A team of researchers has uncovered a novel method of measuring the mass of black holes via observing the flickering light of their accretion discs, according to a recent study published in the journal Science.
This means we might have a new way of inferring the mass of any black hole, regardless of its mass.
A very tiny supermassive black hole yields a game-changing method
Colin Burke, a graduate student of astronomy at the University of Illinois, discovered something about an atypically small supermassive black hole that wasn't up to snuff. The flickering light flashing from the insatiable maw of the black hole broke with the norm of larger singularities of the same massive type, suggesting that the size of black holes has a direct bearing on the surrounding flickers that, while small from our Earth-bound distance, are actually terrifying bursts of energy generated as the monstrous phenomenon sucks in matter, like a last cosmic gasp before passing the event horizon.
Following up on this observation, Burke and his colleagues derived a novel method for measuring black hole masses that involves examining the flickering light of their accretion discs. And in so doing, the team of researchers may have invented an exciting new means of measuring not only black holes, but other dense objects in the universe. And this flicker-focused mass measuring tool could even reveal how black holes reshaped the salad days of the cosmos itself. The team focused their study on a specific black hole — a (comparatively) small one at the heart of a galaxy named NGC 4395. It's a spiral galaxy, and it's housing one of the tiniest supermassive black holes astronomers have ever spotted.
A new measuring tool for black holes could help unlock the mysteries of cosmic evolution
For reference, this galaxy's dark heart is only one-sixth the size of the supermassive black hole churning relentlessly at the center of our own Milky Way.
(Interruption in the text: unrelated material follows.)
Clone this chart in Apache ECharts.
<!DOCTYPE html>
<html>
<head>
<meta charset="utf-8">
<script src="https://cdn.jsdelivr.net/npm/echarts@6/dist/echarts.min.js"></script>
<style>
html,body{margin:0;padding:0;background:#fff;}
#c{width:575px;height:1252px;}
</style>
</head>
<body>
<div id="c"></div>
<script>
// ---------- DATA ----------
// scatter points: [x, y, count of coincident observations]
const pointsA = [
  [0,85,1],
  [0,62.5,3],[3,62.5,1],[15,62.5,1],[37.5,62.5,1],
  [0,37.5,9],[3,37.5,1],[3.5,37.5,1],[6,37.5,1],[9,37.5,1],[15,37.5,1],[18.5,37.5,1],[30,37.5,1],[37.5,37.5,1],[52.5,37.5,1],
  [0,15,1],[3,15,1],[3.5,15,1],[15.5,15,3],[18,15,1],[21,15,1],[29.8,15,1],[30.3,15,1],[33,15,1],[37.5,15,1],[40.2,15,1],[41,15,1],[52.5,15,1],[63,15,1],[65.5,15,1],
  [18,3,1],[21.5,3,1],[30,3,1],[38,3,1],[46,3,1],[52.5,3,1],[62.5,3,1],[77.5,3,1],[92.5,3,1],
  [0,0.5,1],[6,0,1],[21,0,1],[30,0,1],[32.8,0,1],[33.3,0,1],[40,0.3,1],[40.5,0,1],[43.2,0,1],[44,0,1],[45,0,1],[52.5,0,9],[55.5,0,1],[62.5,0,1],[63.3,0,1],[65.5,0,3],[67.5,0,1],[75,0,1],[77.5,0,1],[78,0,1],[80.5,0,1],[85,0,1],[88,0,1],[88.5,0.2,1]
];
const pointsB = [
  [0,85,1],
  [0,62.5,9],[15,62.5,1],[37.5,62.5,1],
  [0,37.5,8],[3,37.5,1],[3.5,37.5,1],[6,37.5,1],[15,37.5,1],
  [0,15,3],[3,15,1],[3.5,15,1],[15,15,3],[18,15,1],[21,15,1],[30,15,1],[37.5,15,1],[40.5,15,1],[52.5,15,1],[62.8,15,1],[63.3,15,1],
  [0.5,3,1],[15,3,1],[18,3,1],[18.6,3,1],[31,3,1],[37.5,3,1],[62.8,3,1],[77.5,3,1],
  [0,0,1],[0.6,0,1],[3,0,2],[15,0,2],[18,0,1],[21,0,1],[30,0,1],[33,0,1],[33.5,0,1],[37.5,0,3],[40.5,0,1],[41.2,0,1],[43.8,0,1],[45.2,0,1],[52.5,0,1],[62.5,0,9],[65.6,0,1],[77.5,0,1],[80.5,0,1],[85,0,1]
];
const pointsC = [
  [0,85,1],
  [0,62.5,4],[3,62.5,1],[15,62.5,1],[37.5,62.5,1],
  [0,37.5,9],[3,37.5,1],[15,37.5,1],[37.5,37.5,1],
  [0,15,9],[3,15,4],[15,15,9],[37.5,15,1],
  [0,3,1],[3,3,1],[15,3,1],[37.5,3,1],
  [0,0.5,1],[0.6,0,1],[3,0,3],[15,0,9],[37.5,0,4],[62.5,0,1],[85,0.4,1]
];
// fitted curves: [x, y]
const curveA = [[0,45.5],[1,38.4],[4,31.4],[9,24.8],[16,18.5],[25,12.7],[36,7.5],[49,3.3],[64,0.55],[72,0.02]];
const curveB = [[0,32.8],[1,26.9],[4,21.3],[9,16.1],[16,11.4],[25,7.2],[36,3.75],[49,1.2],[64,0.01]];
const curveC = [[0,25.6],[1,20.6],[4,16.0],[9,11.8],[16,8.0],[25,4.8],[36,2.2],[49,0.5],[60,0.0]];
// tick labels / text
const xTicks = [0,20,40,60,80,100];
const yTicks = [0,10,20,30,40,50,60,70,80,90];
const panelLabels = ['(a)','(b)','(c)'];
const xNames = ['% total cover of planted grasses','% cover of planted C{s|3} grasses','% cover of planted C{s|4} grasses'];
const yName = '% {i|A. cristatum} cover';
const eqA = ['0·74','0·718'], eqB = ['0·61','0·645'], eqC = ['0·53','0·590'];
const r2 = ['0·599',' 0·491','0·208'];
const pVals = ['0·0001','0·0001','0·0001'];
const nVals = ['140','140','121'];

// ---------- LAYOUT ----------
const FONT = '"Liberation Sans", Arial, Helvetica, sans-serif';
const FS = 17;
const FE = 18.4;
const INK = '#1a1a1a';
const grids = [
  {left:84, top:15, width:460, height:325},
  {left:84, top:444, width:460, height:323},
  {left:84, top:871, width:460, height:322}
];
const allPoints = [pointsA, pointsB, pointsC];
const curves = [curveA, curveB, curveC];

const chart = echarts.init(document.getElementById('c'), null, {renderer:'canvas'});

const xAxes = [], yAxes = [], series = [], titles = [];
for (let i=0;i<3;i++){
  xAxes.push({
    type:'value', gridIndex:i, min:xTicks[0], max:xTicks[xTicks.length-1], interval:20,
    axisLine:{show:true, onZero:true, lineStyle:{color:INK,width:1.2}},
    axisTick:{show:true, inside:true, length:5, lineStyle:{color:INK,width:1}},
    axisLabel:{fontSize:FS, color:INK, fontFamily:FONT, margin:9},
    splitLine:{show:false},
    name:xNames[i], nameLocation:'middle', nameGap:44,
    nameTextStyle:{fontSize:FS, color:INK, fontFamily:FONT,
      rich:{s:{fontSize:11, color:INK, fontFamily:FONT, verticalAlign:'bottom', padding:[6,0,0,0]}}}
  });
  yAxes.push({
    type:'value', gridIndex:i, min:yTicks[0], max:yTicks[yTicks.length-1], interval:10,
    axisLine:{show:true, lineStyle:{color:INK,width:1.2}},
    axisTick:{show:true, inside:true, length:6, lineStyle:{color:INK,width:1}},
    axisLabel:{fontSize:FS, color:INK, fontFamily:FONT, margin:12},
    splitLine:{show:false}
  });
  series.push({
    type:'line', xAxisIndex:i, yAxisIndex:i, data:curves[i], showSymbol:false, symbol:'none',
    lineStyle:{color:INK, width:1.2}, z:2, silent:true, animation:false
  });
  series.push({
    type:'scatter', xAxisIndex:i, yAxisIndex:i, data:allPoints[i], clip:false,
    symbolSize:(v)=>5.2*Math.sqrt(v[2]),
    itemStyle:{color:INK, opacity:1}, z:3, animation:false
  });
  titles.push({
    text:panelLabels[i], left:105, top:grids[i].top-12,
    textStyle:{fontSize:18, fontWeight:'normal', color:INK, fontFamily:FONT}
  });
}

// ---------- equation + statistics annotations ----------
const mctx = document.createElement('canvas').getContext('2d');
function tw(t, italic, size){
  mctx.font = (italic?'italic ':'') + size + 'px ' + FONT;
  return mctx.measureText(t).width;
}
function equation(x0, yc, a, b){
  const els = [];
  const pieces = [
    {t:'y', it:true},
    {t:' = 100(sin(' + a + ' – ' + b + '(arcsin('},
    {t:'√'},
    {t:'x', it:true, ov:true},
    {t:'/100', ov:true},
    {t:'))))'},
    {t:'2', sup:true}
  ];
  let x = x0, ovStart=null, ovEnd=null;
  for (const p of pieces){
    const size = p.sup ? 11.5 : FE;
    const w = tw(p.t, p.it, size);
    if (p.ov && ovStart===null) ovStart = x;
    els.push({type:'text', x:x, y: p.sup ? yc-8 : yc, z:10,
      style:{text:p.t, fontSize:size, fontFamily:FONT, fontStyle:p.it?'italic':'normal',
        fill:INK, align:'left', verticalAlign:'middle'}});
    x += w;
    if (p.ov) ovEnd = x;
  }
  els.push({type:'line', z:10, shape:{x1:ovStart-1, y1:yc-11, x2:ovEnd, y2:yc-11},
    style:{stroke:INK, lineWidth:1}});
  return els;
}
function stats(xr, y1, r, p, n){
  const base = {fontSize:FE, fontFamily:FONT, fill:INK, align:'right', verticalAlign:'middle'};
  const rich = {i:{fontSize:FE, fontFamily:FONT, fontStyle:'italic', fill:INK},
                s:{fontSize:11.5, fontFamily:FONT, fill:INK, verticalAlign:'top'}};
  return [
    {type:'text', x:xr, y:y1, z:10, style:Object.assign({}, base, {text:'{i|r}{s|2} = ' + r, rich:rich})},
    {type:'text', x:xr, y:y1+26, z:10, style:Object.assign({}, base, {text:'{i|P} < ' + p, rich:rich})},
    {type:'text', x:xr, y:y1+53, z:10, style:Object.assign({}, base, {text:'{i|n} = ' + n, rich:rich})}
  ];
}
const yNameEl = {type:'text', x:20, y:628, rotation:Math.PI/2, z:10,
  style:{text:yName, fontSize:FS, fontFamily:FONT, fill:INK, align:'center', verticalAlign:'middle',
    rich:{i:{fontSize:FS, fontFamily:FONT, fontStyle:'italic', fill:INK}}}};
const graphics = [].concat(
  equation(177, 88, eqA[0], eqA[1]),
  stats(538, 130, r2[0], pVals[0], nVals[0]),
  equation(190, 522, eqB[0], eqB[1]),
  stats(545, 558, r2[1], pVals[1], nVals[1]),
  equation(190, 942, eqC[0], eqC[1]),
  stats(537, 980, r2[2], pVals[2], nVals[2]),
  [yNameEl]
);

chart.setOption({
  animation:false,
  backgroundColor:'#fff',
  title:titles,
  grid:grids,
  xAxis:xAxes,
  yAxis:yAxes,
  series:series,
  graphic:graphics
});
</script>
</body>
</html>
Burke and colleagues then measured the timescale of the flickering accretion disc of the black hole, and compared it with those from earlier measurements of other, larger ones. Accretion discs are not your friend: They're unconscionably hot discs of plasma, gas, dust, and other particles swirling around the big angry maw in space. As matter composing accretion discs falls helplessly into the black hole, it warms to deadly temperatures, lashing out with colossal volumes of radiation, which lights up all surrounding space. And we can see it happen so far away that the entire universe had time to evolve before the light reached us.
"I saw there was a pretty big difference between them," said Burke in an Inverse report. "It's not a solid disc, it's kind of like a burning fire, but some parts are hotter, and some parts are cooler than the other side." The average time it takes for each accretion disc to achieve equilibrium defines the timescale that astronomers measure, and in the recent study, the researchers propose that black holes' masses are proportional to the duration of the flickering timescale. In other words, if it's massive, a black hole's accretion disc takes longer, on average to reach equilibrium. This means that, by measuring the flickering light, scientists may infer the real-world mass of black holes, since supermassive ones are just like ordinary-sized ones. But more massive.
We've learned a lot about black holes in the last several years, most notably perhaps how critical they might be to the most crucially formative years of our universe's evolution. But with this method, we might also be able to take a more accurate census of the masses of black holes throughout the universe, both from (comparatively) recent cosmic history, like the supermassive one at the center of our galaxy, and also the intermediate and smaller ones that litter the cosmos, marking the end of long-lost stars.